Thursday 18 March, 2021

In part one we covered the two hardware address spaces in the PIC® MCU and how they can be used from C. Part two explained how a developer defines virtual address spaces. In this article we will detail how some PIC® MCUs have their own alternative address spaces and how the C compiler deals with them.

First, we must have a basic understanding about the fundamental addressing at the hardware level. Consider a PIC16F887 part and the instruction to add a memory value to the working register and put the result in the working register. The 14 bit instruction looks like this:
0 0 0 1 1 1 0 a a a a a a a

The aaaaaaa is the address in memory to get the data from. Notice there are only 7 bits so the address range is 0-127. In order to gain access to the rest of memory, there are some bank select bits. If the bank select bits are set to 010 then the instruction with aaaaaaa set to 0000001 will actually access memory location 0100000001. Fortunately, the compiler (at least the CCS C compiler) takes care of setting the right bank select bits before any instruction that needs the bits changed. There is a similar method used for program memory where the bits are called the page select bits. That comes into play with goto's and calls.

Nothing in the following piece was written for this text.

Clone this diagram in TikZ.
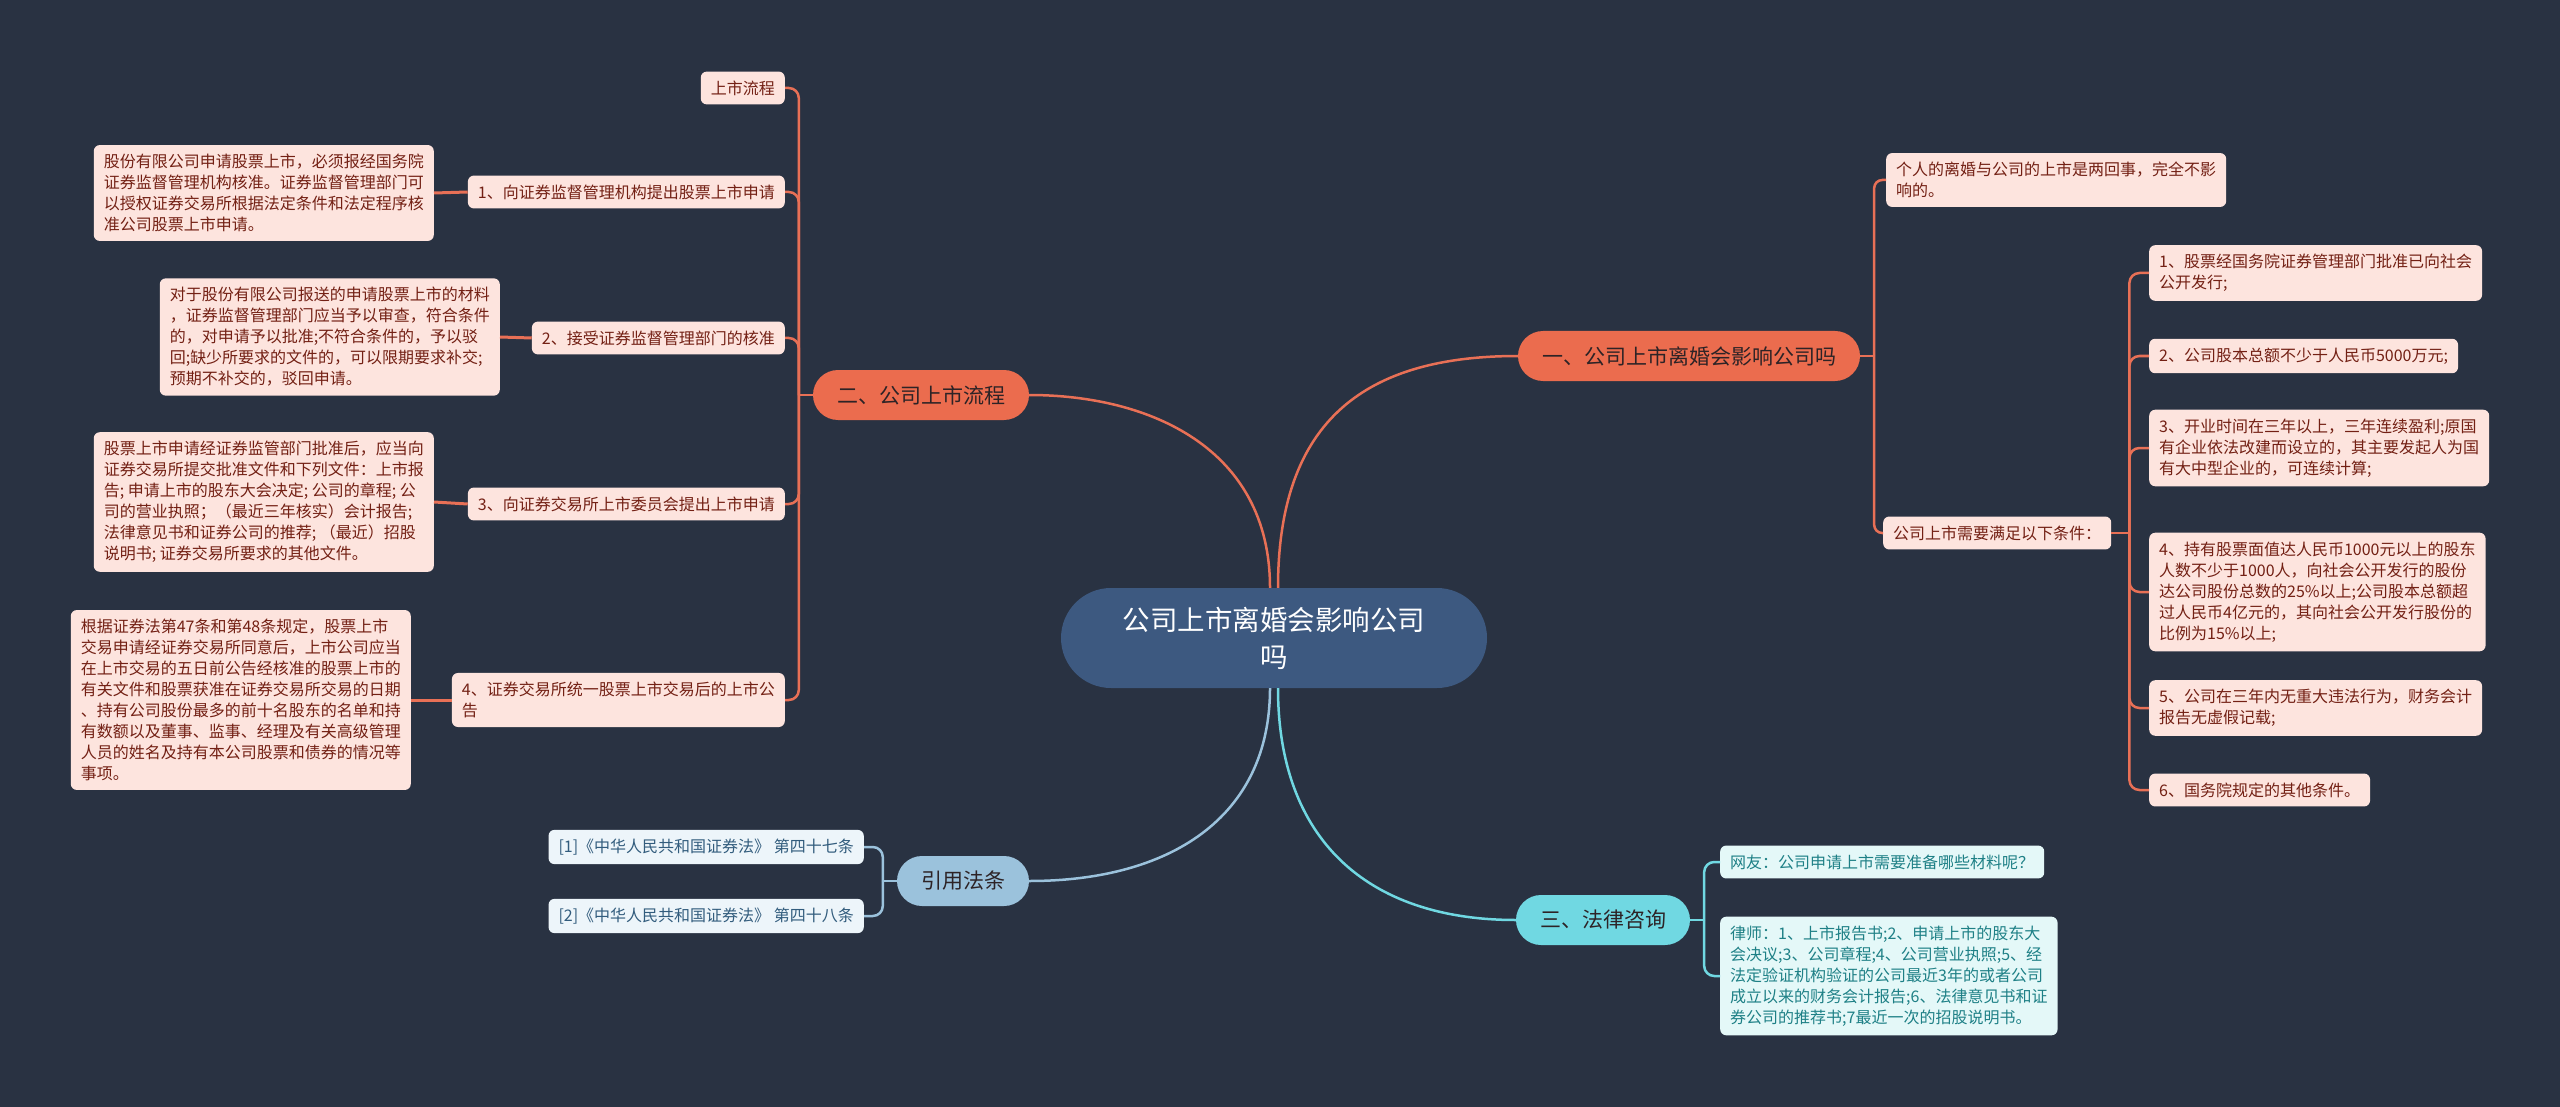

The following topics cover special features in some PIC® MCU parts that allow for a more effective way to access memory.

Mid-range Shared RAM
Even the old PIC chips had some special function registers duplicated in every bank, so there is no need to switch banks to access a popular register, like the status register. Many of the newer PIC® MCUs also have some general purpose RAM duplicated in all the banks. For example, on the PIC16F887 locations 0x70-0x7F reference the same RAM locations regardless of the bank bit setting. That means 0x70 and 0x1F0 are the same location. It is for this reason the compiler scratch locations begin at 0x70.

Mid-range Linear Address Space
On the mid-range parts the special function registers typically are at the start of each bank. For example 0x00 to 0x1F are SFR and 0x20-0x7F is general RAM. Then 0x80 to 0x1F are SFR and 0xA0 to 0xFF has general RAM. This means the largest data structure a user can have in RAM is 96 bytes or 80 bytes if there is shared RAM. If the user needs a larger array for example, they would need to split it into two smaller arrays.

On some mid-range PIC® MCUs there is an extended instruction set (4 and 5 digit parts after the F). In these parts there is a second way to access RAM called linear addressing. The linear address space has all the general purpose RAM locations and none of the SFR's. The entire general purpose RAM is put at location 0x2000 and up. Location 0x2000 is the same as 0x20. Location 0x02050 is the same as 0xA0. Now users can have data structures as large as memory can hold. The only way to address using the linear method is using indirection via the FSR registers. In the CCS C Compiler anytime a user accesses a data item using a variable index the linear addressing method is used if available on the part.

PIC18 Access Space
On the PIC18 parts most instructions have what is called an access bit to select what address space is used in the instruction. In the normal mode, the addressing works like the PIC16 using bank select bits somewhere else to fully specify the address. However, if the access bit is 0 then the address in the instruction is used to access only certain registers. The add instruction on the PIC18F4520 looks like this:
0 0 1 0 0 1 0 x a a a a a a a a

When x (the access bit) is 1 the address in the instruction is combined with the bank select bits to form the physical address.

When x is 0 then the physical address depends on the value of the address. With lower addresses then the remaining address bits are used as-is to get the physical address without using the bank select bits. For example, 00000001 will give users physical address 1 regardless of the bank select bit setting. This is kind of like the shared RAM feature in the PIC16. When the address is higher (0x80 and up on the PIC18F4520) then 0xF80 is added to the address over the cutoff to get the physical address. This allows for access to special function registers regardless of the bank select bit setting. Be aware however that different PIC18 parts have a different split between general purpose RAM and the SFR's in the access space. The PIC18F4520 has 128 bytes in each however the PIC18F4550 has only 96 bytes in general RAM and the rest in SFR's.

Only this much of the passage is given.